I would rather have friends.

I am giving a talk via Zoom on Nov. 10.

Now, that’s a sincere sentiment.  But that’s also my privilege talking:  I could afford to be in academe with the aim of making friends because I was not the sole wage-earner in my family. I could participate in the scholarly community without having to make it also pay the bills.  That said, losing my academic job means that I no longer have the resources to participate at the level I would like to.  Accepting an invitation to participate in an academic conference or be part of a panel or give a talk means finding the money somewhere, and it’s a lot harder to find in a one-income household.

But back to my cards…

When it comes to giving a talk, or presenting my research, or attending a brownbag, or even participating in an invited panel, I will accept an honorarium when one is available, but I will do my best to show up anyhow when an honorarium isn’t offered.  Not because I need any more “exposure”—I’m good; thanks!—but because I enjoy taking part in this scholarly community and I want to pay it forward as I can.

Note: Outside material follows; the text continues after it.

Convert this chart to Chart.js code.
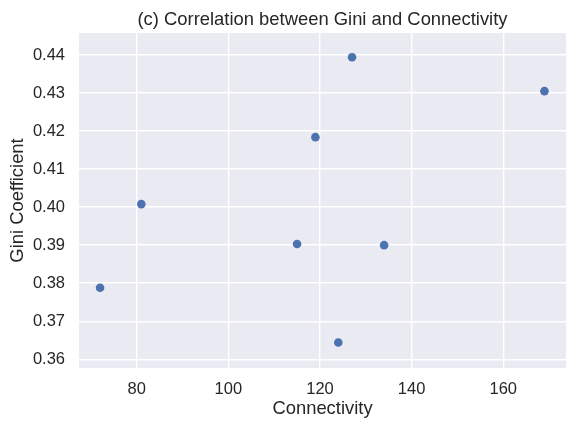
<!DOCTYPE html>
<html>
<head>
<meta charset="utf-8">
<title>Correlation between Gini and Connectivity</title>
<script src="https://cdn.jsdelivr.net/npm/chart.js@4.4.1/dist/chart.umd.min.js"></script>
<style>
    html, body { margin: 0; padding: 0; background: #ffffff; }
    #wrap { width: 566px; height: 421px; }
</style>
</head>
<body>
<div id="wrap"><canvas id="chart" width="566" height="421"></canvas></div>
<script>
// Values
const connectivity = [72, 81, 115, 119, 124, 127, 134, 169];
const giniValues = [0.3788, 0.4008, 0.3903, 0.4184, 0.3644, 0.4394, 0.3900, 0.4305];

// Tick labels
const xTicks = [80, 100, 120, 140, 160];
const yTicks = [0.36, 0.37, 0.38, 0.39, 0.40, 0.41, 0.42, 0.43, 0.44];

const FONT = '"Liberation Sans", Arial, "DejaVu Sans", sans-serif';
const TEXT = '#262626';
const GRID = '#ffffff';
const PANEL = '#eaeaf2';

/**
 * Seaborn-style grey panel behind the plot area
 */
const panelBackground = {
    id: 'panelBackground',
    beforeDraw(chart) {
        const { ctx, chartArea: a } = chart;
        ctx.save();
        ctx.fillStyle = PANEL;
        ctx.fillRect(a.left, a.top, a.right - a.left, a.bottom - a.top);
        ctx.restore();
    }
};

const points = connectivity.map((x, i) => ({ x, y: giniValues[i] }));

new Chart(document.getElementById('chart').getContext('2d'), {
    type: 'scatter',
    data: {
        datasets: [{
            data: points,
            backgroundColor: '#4c72b0',
            borderWidth: 0,
            pointRadius: 4.3,
            pointHoverRadius: 4.3,
        }]
    },
    options: {
        responsive: false,
        animation: false,
        devicePixelRatio: 1,
        layout: { padding: 0, autoPadding: false },
        plugins: {
            legend: { display: false },
            tooltip: { enabled: false },
            title: {
                display: true,
                text: '(c) Correlation between Gini and Connectivity',
                color: TEXT,
                fullSize: false,
                font: { family: FONT, size: 18.4, weight: 'normal' },
                padding: { top: 9, bottom: 1.9 },
            }
        },
        scales: {
            x: {
                type: 'linear',
                min: 67.4,
                max: 173.7,
                afterBuildTicks: s => { s.ticks = xTicks.map(v => ({ value: v })); },
                afterFit: s => { s.height = 53; },
                grid: { color: GRID, lineWidth: 1.4, drawTicks: false },
                border: { display: false },
                ticks: {
                    color: TEXT,
                    padding: 12,
                    font: { family: FONT, size: 16.5 },
                    callback: v => String(v),
                },
                title: {
                    display: true,
                    text: 'Connectivity',
                    color: TEXT,
                    font: { family: FONT, size: 18.4 },
                    padding: { top: 0, bottom: 1.5 },
                }
            },
            y: {
                type: 'linear',
                min: 0.3577,
                max: 0.4458,
                afterBuildTicks: s => { s.ticks = yTicks.map(v => ({ value: v })); },
                afterFit: s => { s.width = 79; },
                grid: { color: GRID, lineWidth: 1.4, drawTicks: false },
                border: { display: false },
                ticks: {
                    color: TEXT,
                    padding: 14,
                    font: { family: FONT, size: 16.5 },
                    callback: v => Number(v).toFixed(2),
                },
                title: {
                    display: true,
                    text: 'Gini Coefficient',
                    color: TEXT,
                    font: { family: FONT, size: 18.4 },
                    padding: { top: 7, bottom: 0 },
                }
            }
        }
    },
    plugins: [panelBackground]
});
</script>
</body>
</html>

And I think this gets back to Kieran Healy’s bemusement.  Academics who are in a position to reciprocate professional courtesies—they have institutional financial support, job security, the freedom of a flexible schedule, the freedom to cancel a class or be out of town for a day—might normally choose to give a talk without an honorarium and then extend an invite to another similarly secure scholar for a similar event at their own institution.   I mean, I don’t know for sure that this is how it works—never been in those positions. But I can see that kind of ethos operating in a certain segment of the academic economy.

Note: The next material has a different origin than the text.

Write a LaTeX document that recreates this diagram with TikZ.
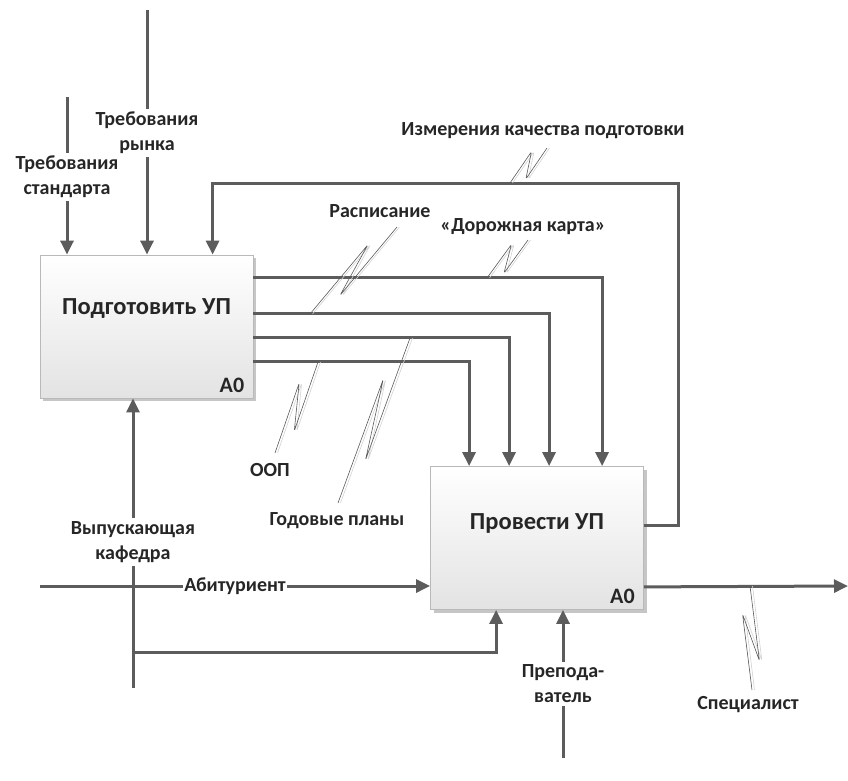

Unfortunately, I’m not in a position where I can reciprocate any professional courtesies.  I have no institutional affiliation I can use to help someone else find an interested audience for their work.  I have literally nothing of professional worth to offer anybody now.  I can’t invite you to speak to my department.  I have no department.

I’m busted.

But I’m not broken.  I still work as a scholar, and I still want to share my work.  So even though I’m in a more precarious situation financially than I was at this time last year, I will still accept invitations to speak whenever I can even when there’s no honorarium.

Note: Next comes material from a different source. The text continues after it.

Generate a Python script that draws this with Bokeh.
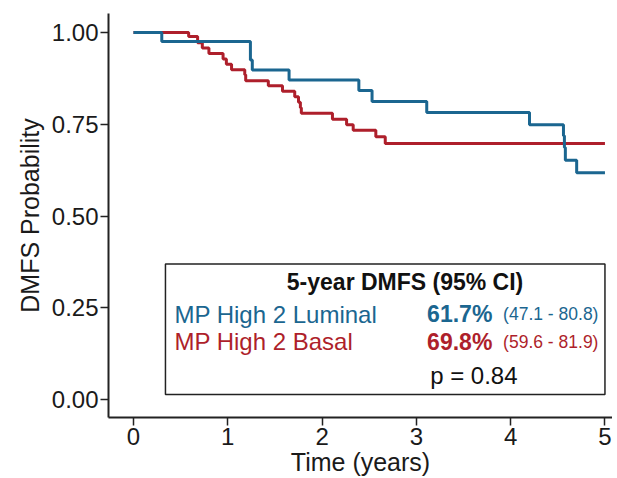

Please invite me to share my work with your class, your department, your college, your conference.  Yes, I value my time and my intellectual labor, and I also value every opportunity to participate in the scholarly community.  Whenever I can afford it, I will choose to participate.  When an honorarium is offered, I’ll gladly accept it.  But when remuneration isn’t available, I will still show up as I can.

But that’s my calculus, and it’s not broadly applicable.  “Middle-aged upper-middle-class white woman scholar with no teaching load because she got canned” is a really unique position to be in.  One should not draw general conclusions or rules of thumb from my situation…I hope!

What I draw from the recent discussion about honoraria is this:  offer one whenever you can, whenever your institution or your department or your program has the resources to do so, however small the amount may be.  The political economy of academe is collapsing, so it’s always good to pay folks in real dollars in addition to exposure.  If you can’t afford to offer money, maybe there’s something else you could offer:  visiting scholar status, access to research resources, review and critique of a work in progress.  But it’s not gauche or somehow insulting to the Spirit of Academe to offer somebody money in return for even a casual speaking appearance.  And it’s absolutely okay if, when you offer money, your invitee actually accepts it.

So yeah:  I will give a talk for free, whenever I can, wherever I can.  My access to and participation in the scholarly community now depends entirely upon the willingness of others to invite and include me.  And honestly? Sometimes just being invited feels like winning the lottery.

Yes, it’s true:  I still want to sit with you nerds.  Please save me a place at the table.